Thursday, May 22, 2008
Movie Classics: SOAPDISH
Sally Field portrays Celeste Talbert, the long-time star of a popular daytime drama The Sun Also Sets. Sally isn't an academy award winner for nothing, and when it comes to comedy, she is unrivaled. It's all in her delivery, the timing, the voice inflections -- and of course that wonderful crying, which she does a the drop of a hat.
Her pal in the movie is the show's writer Rose Schwartz, played by none othet than Whoopi Goldberg. The show's producer, David Seaton Barnes, is played by Robert Downey, Jr. Supporting player and bombshell Montana Moorehead (Cathy Moriarty) connives to replace Celeste Talbert as the lead, stopping at nothing. She shines in the villainous role, promising sexual favors to the producer.
Terri Hatcher is a member of the soap cast, as well. Dr. Monica Delmonico, I think - and her hair is piled ten inches high in an over-the-top 80's 90's do. Just as skinny as in her Housewives role, but a whole lot younger.
Twenty years previous, Celeste had a falling out with fellow actor and boyfriend Jeffrey Anderson (Kevin Kline), who was discharged at Talbert's request. He is reduced to playing roles such as Willy Loman before crowds of clueless elderly people at a Florida dinner theater. I adore Kevin Kline in roles like this--another fave is frech Kiss--and his melodramatic egomaniacal character is still loveable and vilnerable, because it's Kevin Kline at his best.
Talbert's niece, Lori Craven (Elizabeth Shue) wrangles a role on the The Sun Also Sets as a destitute deaf-mute. The two meet on the set playing a scene where Talbert serves soup to a line of homeless people.
Anderson is called back to the show under dubious circumstances (his character had been decapitated in a motor wreck), to needle Talbert. He and Craven spark up a relationship which Talbert unaccountably finds offensive. It turns out Craven is her daughter by Anderson, not her niece. The ensuing fallout leads to all three actors - Talbert, Craven and Anderson - to demand "They go or I go."
In a climactic conclusion, the actors head into an episode aired live where they must read their lines from a teleprompter. Craven's character is set to die because of Brain Fever. The actors begin to ad-lib when Nurse Nan arrives and suggests a brain transplant. Talbert's character chooses to save Craven via the proposed brain transplant.
A brain transplant?
"I'm the donor! Take my brain!" says Sally Fields' character.

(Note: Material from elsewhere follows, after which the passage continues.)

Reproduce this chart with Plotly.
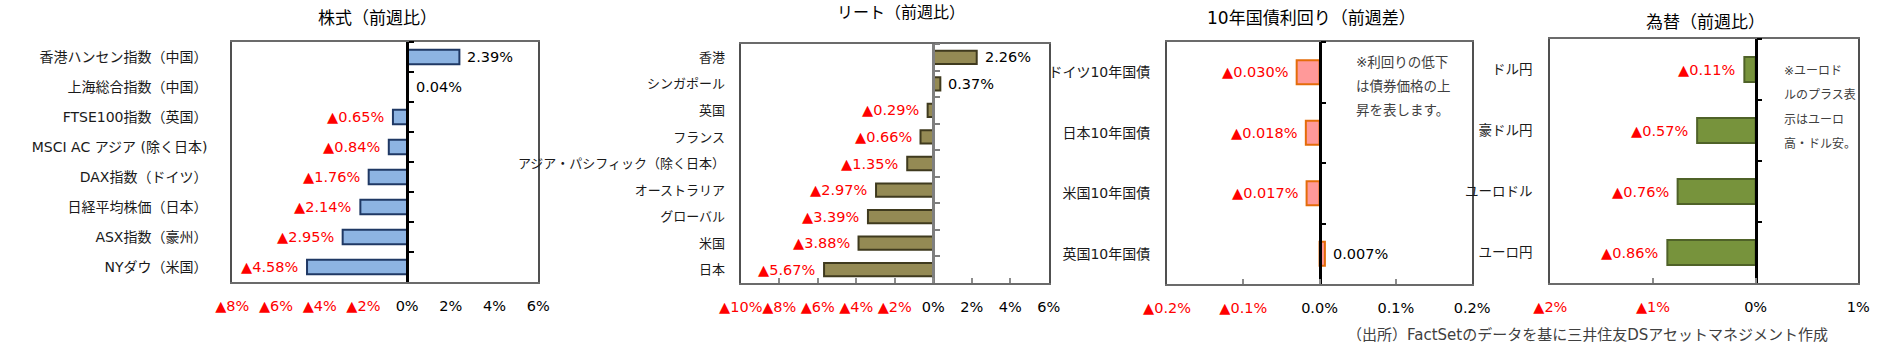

"I don't think you realize how serious this is," replies Kline. "You will not have a brain when it is complete!"
And as actors on the soap opera, they go through with a brain transplant in a restaurant - adlibbing the entire thing. "Sterlize the area!" I can't tell you how many times I've laughed at this movie.
Craven's character speaks at the last minute and requests Talbert not leave the show. Craven chooses to allow Talbert and Anderson be her parents in more than biology. A Dr. Frans Brow, played by Shwartz, from the sex change clinic in Maryland arrives and dictates that Nurse Nan was formerly Milton Morehead of Long Island. The film ends with Craven, Talbert and Anderson winning daytime soap awards, and with Milton Moorehead performing Death of a Salesman at the same dinner theater Anderson performed at earlier in the film.
Warning: Sally drops the F-bomb once in this movie.